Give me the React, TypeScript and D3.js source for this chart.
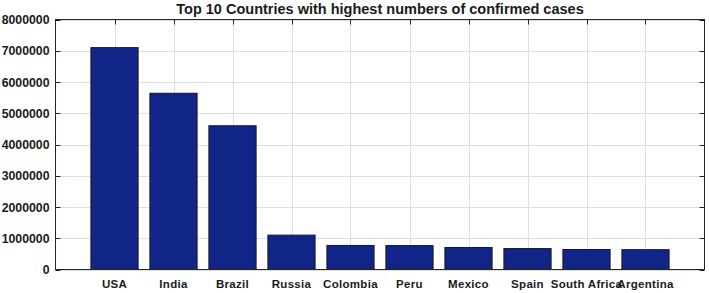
import React from "react";
import * as d3 from "d3";

const countries = ["USA", "India", "Brazil", "Russia", "Colombia", "Peru", "Mexico", "Spain", "South Africa", "Argentina"];
const cases = [7100000, 5640000, 4600000, 1100000, 770000, 765000, 705000, 670000, 640000, 635000];
const yTicks = [0, 1000000, 2000000, 3000000, 4000000, 5000000, 6000000, 7000000, 8000000];
const title = "Top 10 Countries with highest numbers of confirmed cases";

const W = 709, H = 293;
const L = 55.5, R = 704.5, T = 19.5, B = 269.5;

export default function App() {
  const x = d3.scaleLinear().domain([0, countries.length + 1]).range([L, R]);
  const y = d3.scaleLinear().domain([0, 8000000]).range([B, T]);
  const bw = (x(1) - x(0)) * 0.8;
  const font = "Liberation Sans, Arial, sans-serif";
  const axisColor = "#262626";
  return (
    <svg width={W} height={H} style={{ position: "absolute", left: 0, top: 0, background: "#fff" }}>
      <rect x={0} y={0} width={W} height={H} fill="#fff" />
      {countries.map((c, i) => (
        <line key={"gx" + c} x1={Math.round(x(i + 1)) + 0.5} x2={Math.round(x(i + 1)) + 0.5} y1={T} y2={B} stroke="#dedede" strokeWidth={1} />
      ))}
      {yTicks.map((t) => (
        <line key={"gy" + t} x1={L} x2={R} y1={Math.round(y(t)) + 0.5} y2={Math.round(y(t)) + 0.5} stroke="#dedede" strokeWidth={1} />
      ))}
      {cases.map((v, i) => (
        <rect key={countries[i]} x={x(i + 1) - bw / 2} y={y(v)} width={bw} height={B - y(v)} fill="#112488" stroke="#1a1a1a" strokeWidth={1} />
      ))}
      {countries.map((c, i) => (
        <g key={"tx" + c}>
          <line x1={Math.round(x(i + 1)) + 0.5} x2={Math.round(x(i + 1)) + 0.5} y1={T} y2={T + 5} stroke={axisColor} />
          <line x1={Math.round(x(i + 1)) + 0.5} x2={Math.round(x(i + 1)) + 0.5} y1={B} y2={B - 5} stroke={axisColor} />
        </g>
      ))}
      {yTicks.map((t) => (
        <g key={"ty" + t}>
          <line x1={L} x2={L + 5} y1={Math.round(y(t)) + 0.5} y2={Math.round(y(t)) + 0.5} stroke={axisColor} />
          <line x1={R} x2={R - 5} y1={Math.round(y(t)) + 0.5} y2={Math.round(y(t)) + 0.5} stroke={axisColor} />
        </g>
      ))}
      <rect x={L} y={T} width={R - L} height={B - T} fill="none" stroke={axisColor} strokeWidth={1} />
      {yTicks.map((t) => (
        <text key={"yl" + t} x={L - 6} y={y(t) + 4.5} textAnchor="end" fontFamily={font} fontSize={12.3} fontWeight="bold" fill="#1a1a1a">
          {String(t)}
        </text>
      ))}
      {countries.map((c, i) => (
        <text key={"xl" + c} x={x(i + 1)} y={288} textAnchor="middle" fontFamily={font} fontSize={11.5} fontWeight="bold" fill="#1a1a1a" letterSpacing={0.3}>
          {c}
        </text>
      ))}
      <text x={(L + R) / 2} y={14} textAnchor="middle" fontFamily={font} fontSize={14.5} fontWeight="bold" fill="#1a1a1a">
        {title}
      </text>
    </svg>
  );
}
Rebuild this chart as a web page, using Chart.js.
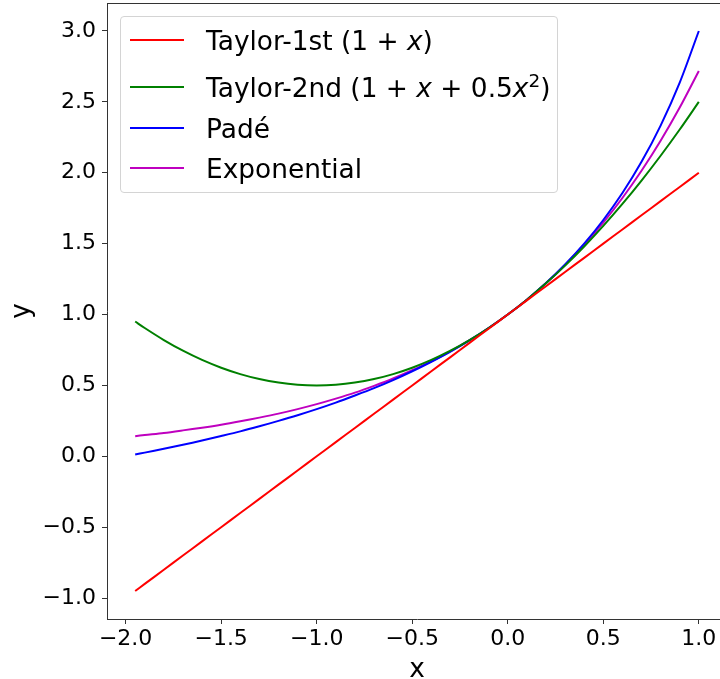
<!DOCTYPE html>
<html>
<head>
<meta charset="utf-8">
<script src="https://cdn.jsdelivr.net/npm/chart.js@4.4.1/dist/chart.umd.min.js"></script>
<style>
  html, body { margin: 0; padding: 0; background: #fff; overflow: hidden; }
  #wrap { position: relative; width: 728px; height: 679px; }
  #legend {
    position: absolute; left: 120px; top: 16px; width: 438px;
    box-sizing: border-box; border: 1px solid #d4d4d4; border-radius: 4px;
    background: rgba(255, 255, 255, 0.8);
    font-family: "DejaVu Sans", sans-serif; font-size: 26.4px; color: #000;
    padding: 3px 0 4px 0;
  }
  .row { height: 40px; display: flex; align-items: center; white-space: nowrap; }
  .row:nth-child(2) { margin-top: 7px; }
  .row:nth-child(3) { margin-top: 1px; }
  .swatch { width: 54px; height: 2px; margin-left: 9px; margin-right: 22px; flex: none; }
  .row sup { font-size: 70%; line-height: 0; vertical-align: 0.55em; }
</style>
</head>
<body>
<div id="wrap">
  <canvas id="myChart" width="728" height="679"></canvas>
  <div id="legend"></div>
</div>
<script>
const xs = [-1.95, -1.9, -1.8, -1.7, -1.6, -1.5, -1.4, -1.3, -1.2, -1.1, -1.0,
  -0.9, -0.8, -0.7, -0.6, -0.5, -0.4, -0.3, -0.2, -0.1, 0.0,
  0.1, 0.2, 0.3, 0.4, 0.5, 0.6, 0.7, 0.8, 0.9, 1.0];

const taylor1 = [-0.95, -0.9, -0.8, -0.7, -0.6, -0.5, -0.4, -0.3, -0.2, -0.1, 0.0,
  0.1, 0.2, 0.3, 0.4, 0.5, 0.6, 0.7, 0.8, 0.9, 1.0,
  1.1, 1.2, 1.3, 1.4, 1.5, 1.6, 1.7, 1.8, 1.9, 2.0];

const taylor2 = [0.951, 0.905, 0.82, 0.745, 0.68, 0.625, 0.58, 0.545, 0.52, 0.505, 0.5,
  0.505, 0.52, 0.545, 0.58, 0.625, 0.68, 0.745, 0.82, 0.905, 1.0,
  1.105, 1.22, 1.345, 1.48, 1.625, 1.78, 1.945, 2.12, 2.305, 2.5];

const pade = [0.013, 0.026, 0.053, 0.081, 0.111, 0.143, 0.176, 0.212, 0.25, 0.29, 0.333,
  0.379, 0.429, 0.481, 0.538, 0.6, 0.667, 0.739, 0.818, 0.905, 1.0,
  1.105, 1.222, 1.353, 1.5, 1.667, 1.857, 2.077, 2.333, 2.636, 3.0];

const expo = [0.142, 0.15, 0.165, 0.183, 0.202, 0.223, 0.247, 0.273, 0.301, 0.333, 0.368,
  0.407, 0.449, 0.497, 0.549, 0.607, 0.67, 0.741, 0.819, 0.905, 1.0,
  1.105, 1.221, 1.35, 1.492, 1.649, 1.822, 2.014, 2.226, 2.46, 2.718];

const xTicks = [-2.0, -1.5, -1.0, -0.5, 0.0, 0.5, 1.0];
const yTicks = [-1.0, -0.5, 0.0, 0.5, 1.0, 1.5, 2.0, 2.5, 3.0];

const seriesNames = ["Taylor-1st (1 + x)", "Taylor-2nd (1 + x + 0.5x^2)", "Padé", "Exponential"];
const legendHtml = [
  "Taylor-1st (1 + <i>x</i>)",
  "Taylor-2nd (1 + <i>x</i> + 0.5<i>x</i><sup>2</sup>)",
  "Padé",
  "Exponential"
];
const seriesColors = ["#ff0000", "#008000", "#0000ff", "#bf00bf"];
const seriesData = [taylor1, taylor2, pade, expo];

const FONT = "'DejaVu Sans', sans-serif";
const fmt = (v) => v.toFixed(1).replace("-", "\u2212");

// top spine, matplotlib style box
const frame = {
  id: "frame",
  afterDraw(chart) {
    const { ctx, chartArea: a } = chart;
    ctx.save();
    ctx.strokeStyle = "#333";
    ctx.lineWidth = 1;
    ctx.beginPath();
    ctx.moveTo(a.left, a.top + 0.5);
    ctx.lineTo(a.right, a.top + 0.5);
    ctx.moveTo(a.right - 0.5, a.top);
    ctx.lineTo(a.right - 0.5, a.bottom);
    ctx.stroke();
    ctx.restore();
  },
};

const datasets = seriesData.map((ys, i) => ({
  label: seriesNames[i],
  data: xs.map((x, j) => ({ x: x, y: ys[j] })),
  borderColor: seriesColors[i],
  borderWidth: 2,
  pointRadius: 0,
  fill: false,
  tension: 0.3,
}));

const ctx = document.getElementById("myChart").getContext("2d");
const chart = new Chart(ctx, {
  type: "line",
  data: { datasets: datasets },
  plugins: [frame],
  options: {
    responsive: false,
    animation: false,
    devicePixelRatio: 1,
    layout: { padding: { top: 3, right: 1, left: 0, bottom: 0 } },
    plugins: { legend: { display: false }, tooltip: { enabled: false } },
    scales: {
      x: {
        type: "linear",
        min: -2.0975,
        max: 1.1475,
        afterBuildTicks: (s) => { s.ticks = xTicks.map((v) => ({ value: v })); },
        afterFit: (s) => { s.height = 60; s.paddingLeft = 0; s.paddingRight = 0; },
        grid: { drawOnChartArea: false, drawTicks: true, tickLength: 5, color: "#333" },
        border: { display: true, color: "#333", width: 1 },
        ticks: { autoSkip: false, maxRotation: 0, padding: 2, color: "#000",
          font: { family: FONT, size: 22 }, callback: (v) => fmt(v) },
        title: { display: true, text: "x", color: "#000",
          font: { family: FONT, size: 26.4, lineHeight: 0.7 }, padding: { top: 0, bottom: 0 } },
      },
      y: {
        type: "linear",
        min: -1.1475,
        max: 3.1975,
        afterBuildTicks: (s) => { s.ticks = yTicks.map((v) => ({ value: v })); },
        afterFit: (s) => { s.width = 107; s.paddingTop = 0; s.paddingBottom = 0; },
        grid: { drawOnChartArea: false, drawTicks: true, tickLength: 5, color: "#333" },
        border: { display: true, color: "#333", width: 1 },
        ticks: { autoSkip: false, padding: 6, color: "#000",
          font: { family: FONT, size: 22 }, callback: (v) => fmt(v) },
        title: { display: true, text: "y", color: "#000",
          font: { family: FONT, size: 26.4, lineHeight: 1 }, padding: { top: 9, bottom: 0 } },
      },
    },
  },
});

/* legend built from the series */
const legend = document.getElementById("legend");
seriesColors.forEach((c, i) => {
  const row = document.createElement("div");
  row.className = "row";
  row.innerHTML = '<span class="swatch" style="background:' + c + '"></span><span>' + legendHtml[i] + "</span>";
  legend.appendChild(row);
});
</script>
</body>
</html>
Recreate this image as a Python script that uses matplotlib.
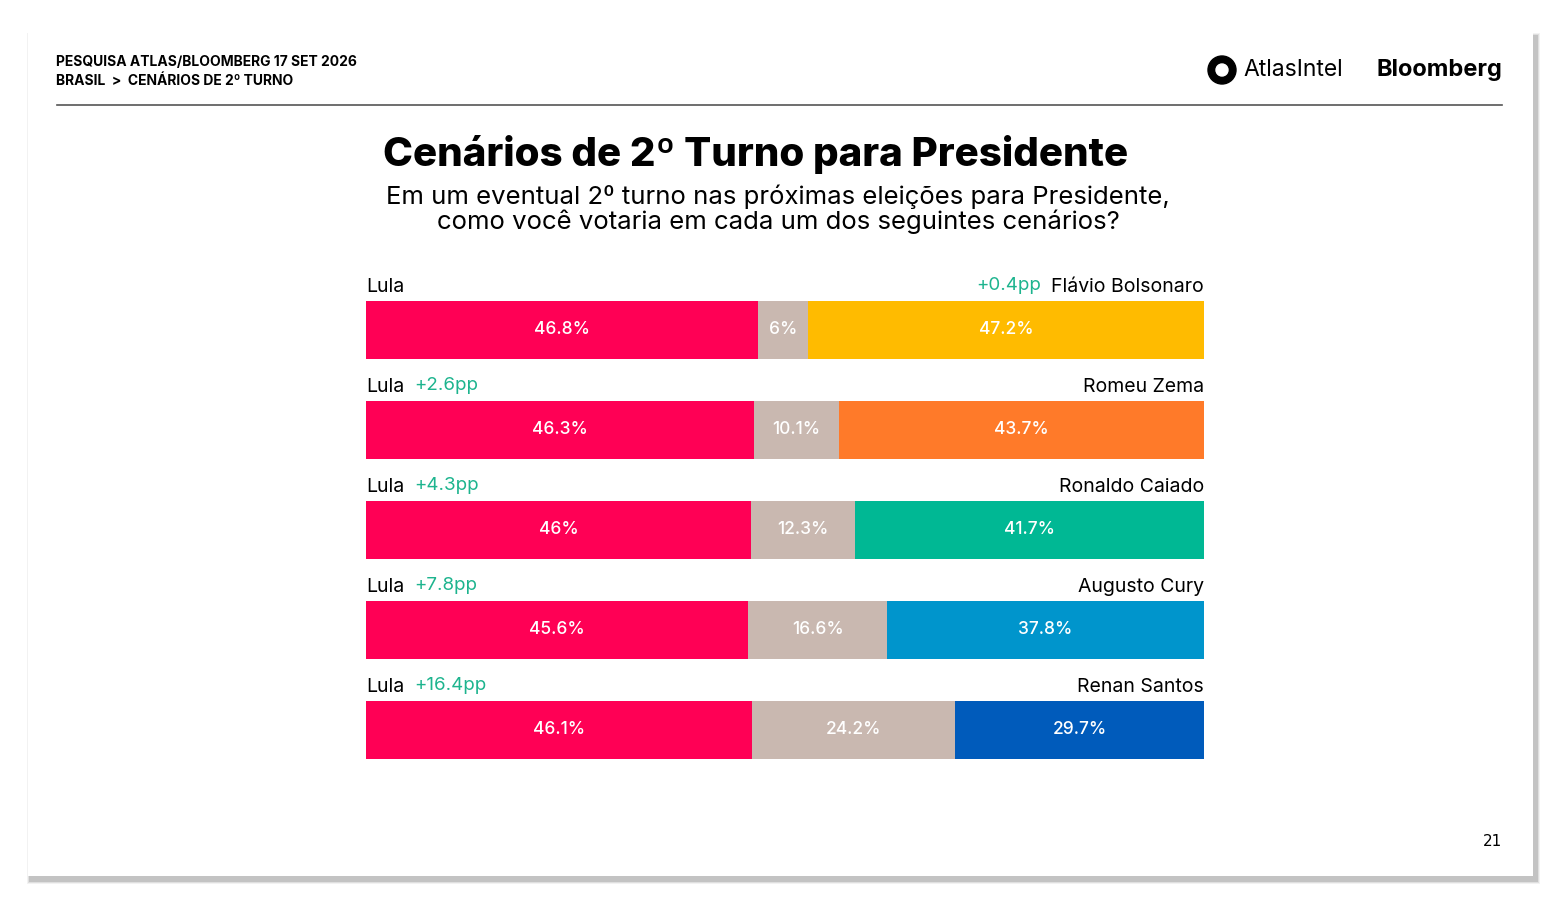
········
● TASK OBJECTIVE
Repeat the listing above exactly from its first line to the line containing "import * as", both included, and omit the pictures.

● EXERCISE ANSWER
Give me the React, TypeScript and D3.js source for this chart.
import React from "react";
import * as d3 from "d3";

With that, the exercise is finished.